*DESCRIPTION OF THE TASK*.
Find and copy each line of the records where the string "with" shows up.

+---+

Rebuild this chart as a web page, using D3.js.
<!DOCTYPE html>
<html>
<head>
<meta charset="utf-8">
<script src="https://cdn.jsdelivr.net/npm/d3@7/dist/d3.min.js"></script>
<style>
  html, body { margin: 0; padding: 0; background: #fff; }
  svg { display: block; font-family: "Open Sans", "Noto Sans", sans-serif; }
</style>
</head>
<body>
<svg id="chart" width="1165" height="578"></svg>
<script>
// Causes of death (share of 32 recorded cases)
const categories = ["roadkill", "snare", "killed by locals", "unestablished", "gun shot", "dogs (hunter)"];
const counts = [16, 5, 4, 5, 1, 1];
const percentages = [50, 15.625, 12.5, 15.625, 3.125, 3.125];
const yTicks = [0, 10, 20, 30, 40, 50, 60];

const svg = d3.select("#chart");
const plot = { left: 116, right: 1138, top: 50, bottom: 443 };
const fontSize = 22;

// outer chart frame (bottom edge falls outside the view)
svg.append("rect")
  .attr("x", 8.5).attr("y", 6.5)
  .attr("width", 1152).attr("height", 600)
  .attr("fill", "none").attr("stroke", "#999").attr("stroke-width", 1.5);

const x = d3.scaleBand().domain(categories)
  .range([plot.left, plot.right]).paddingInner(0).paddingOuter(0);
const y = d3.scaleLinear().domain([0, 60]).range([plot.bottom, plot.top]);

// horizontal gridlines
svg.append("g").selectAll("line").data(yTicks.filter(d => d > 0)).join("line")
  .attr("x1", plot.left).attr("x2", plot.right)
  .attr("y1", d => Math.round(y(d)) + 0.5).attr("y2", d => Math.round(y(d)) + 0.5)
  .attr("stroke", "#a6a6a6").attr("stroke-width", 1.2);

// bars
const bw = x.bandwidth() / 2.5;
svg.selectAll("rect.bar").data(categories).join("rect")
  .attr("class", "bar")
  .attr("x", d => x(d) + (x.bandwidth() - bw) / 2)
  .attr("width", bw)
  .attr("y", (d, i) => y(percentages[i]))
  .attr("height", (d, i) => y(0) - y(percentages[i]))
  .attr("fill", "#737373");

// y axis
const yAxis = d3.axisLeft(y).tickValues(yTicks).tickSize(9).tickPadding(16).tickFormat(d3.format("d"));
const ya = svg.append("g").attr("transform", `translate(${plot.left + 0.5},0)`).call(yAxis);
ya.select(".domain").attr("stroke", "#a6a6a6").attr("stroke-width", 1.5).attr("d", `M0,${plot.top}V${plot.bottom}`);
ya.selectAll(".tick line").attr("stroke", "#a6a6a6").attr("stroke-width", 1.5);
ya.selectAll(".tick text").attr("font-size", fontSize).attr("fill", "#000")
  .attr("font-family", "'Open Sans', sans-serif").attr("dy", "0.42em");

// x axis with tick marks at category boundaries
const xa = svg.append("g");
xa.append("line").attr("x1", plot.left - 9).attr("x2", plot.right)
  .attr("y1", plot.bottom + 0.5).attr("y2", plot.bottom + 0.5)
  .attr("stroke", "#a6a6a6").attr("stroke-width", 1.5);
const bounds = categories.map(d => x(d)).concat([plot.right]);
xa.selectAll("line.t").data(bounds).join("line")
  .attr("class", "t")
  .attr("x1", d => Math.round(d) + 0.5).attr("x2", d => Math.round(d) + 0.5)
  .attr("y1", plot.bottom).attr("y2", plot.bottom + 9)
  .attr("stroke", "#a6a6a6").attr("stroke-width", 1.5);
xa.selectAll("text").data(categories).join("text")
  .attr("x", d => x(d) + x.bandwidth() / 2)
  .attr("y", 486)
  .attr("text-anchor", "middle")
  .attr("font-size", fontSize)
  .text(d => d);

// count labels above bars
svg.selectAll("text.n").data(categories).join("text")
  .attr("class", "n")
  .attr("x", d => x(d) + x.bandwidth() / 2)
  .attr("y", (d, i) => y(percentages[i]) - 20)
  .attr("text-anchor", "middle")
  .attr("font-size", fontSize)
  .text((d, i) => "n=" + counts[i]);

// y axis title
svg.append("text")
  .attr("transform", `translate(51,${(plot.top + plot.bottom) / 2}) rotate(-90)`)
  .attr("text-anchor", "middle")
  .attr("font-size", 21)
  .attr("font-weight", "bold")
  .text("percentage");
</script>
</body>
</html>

+---+

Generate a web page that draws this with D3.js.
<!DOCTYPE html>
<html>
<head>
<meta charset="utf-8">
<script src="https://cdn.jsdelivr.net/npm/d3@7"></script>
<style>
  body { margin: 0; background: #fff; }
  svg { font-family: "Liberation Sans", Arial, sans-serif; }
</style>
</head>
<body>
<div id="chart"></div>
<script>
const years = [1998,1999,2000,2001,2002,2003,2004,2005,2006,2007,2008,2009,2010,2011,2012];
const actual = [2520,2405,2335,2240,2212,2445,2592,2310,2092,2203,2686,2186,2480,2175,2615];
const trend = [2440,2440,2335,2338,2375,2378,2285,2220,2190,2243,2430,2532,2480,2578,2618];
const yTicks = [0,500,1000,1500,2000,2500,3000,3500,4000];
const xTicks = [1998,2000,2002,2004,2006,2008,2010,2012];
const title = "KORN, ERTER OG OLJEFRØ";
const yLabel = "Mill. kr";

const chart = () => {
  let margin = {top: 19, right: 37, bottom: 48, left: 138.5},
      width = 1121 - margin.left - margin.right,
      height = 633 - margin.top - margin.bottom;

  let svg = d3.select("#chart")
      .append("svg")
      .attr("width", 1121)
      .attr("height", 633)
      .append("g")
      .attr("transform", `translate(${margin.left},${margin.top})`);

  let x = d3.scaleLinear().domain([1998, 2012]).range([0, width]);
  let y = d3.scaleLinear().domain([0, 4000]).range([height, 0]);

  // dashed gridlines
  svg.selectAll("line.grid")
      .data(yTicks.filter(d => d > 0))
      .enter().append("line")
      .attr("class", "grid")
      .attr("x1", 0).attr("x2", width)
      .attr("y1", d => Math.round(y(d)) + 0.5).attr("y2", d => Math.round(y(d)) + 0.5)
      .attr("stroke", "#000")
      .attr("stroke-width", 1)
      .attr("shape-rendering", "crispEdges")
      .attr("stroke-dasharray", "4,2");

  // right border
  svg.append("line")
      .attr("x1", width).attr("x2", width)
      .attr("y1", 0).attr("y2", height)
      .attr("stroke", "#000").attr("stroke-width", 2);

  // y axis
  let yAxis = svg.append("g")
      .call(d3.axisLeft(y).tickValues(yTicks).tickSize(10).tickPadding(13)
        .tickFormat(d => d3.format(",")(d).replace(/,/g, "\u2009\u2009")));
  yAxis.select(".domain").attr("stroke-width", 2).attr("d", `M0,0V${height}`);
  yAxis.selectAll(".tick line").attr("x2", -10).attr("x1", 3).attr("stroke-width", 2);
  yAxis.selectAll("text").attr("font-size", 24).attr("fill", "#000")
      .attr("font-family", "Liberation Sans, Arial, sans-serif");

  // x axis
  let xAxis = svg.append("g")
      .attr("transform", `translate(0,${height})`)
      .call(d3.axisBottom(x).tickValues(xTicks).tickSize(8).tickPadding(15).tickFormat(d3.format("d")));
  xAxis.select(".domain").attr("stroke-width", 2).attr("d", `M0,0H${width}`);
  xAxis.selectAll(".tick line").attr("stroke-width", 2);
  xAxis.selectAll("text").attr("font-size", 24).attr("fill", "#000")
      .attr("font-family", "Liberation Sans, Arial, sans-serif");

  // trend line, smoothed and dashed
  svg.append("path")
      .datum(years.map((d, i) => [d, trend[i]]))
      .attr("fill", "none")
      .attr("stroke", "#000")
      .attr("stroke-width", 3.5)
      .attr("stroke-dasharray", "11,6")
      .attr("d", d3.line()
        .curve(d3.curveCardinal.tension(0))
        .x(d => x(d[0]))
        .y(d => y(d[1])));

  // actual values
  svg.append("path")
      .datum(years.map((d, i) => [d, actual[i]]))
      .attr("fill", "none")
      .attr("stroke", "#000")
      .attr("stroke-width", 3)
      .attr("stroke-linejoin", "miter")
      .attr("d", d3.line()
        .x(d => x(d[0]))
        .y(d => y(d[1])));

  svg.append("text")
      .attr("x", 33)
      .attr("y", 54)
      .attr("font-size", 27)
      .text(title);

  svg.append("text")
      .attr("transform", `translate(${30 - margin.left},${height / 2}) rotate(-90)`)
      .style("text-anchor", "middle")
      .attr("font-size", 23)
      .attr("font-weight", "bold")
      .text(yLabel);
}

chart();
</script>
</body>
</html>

+---+

*FULL OUTPUT*.
// x axis with tick marks at category boundaries
Generate a web page that draws this with D3.js.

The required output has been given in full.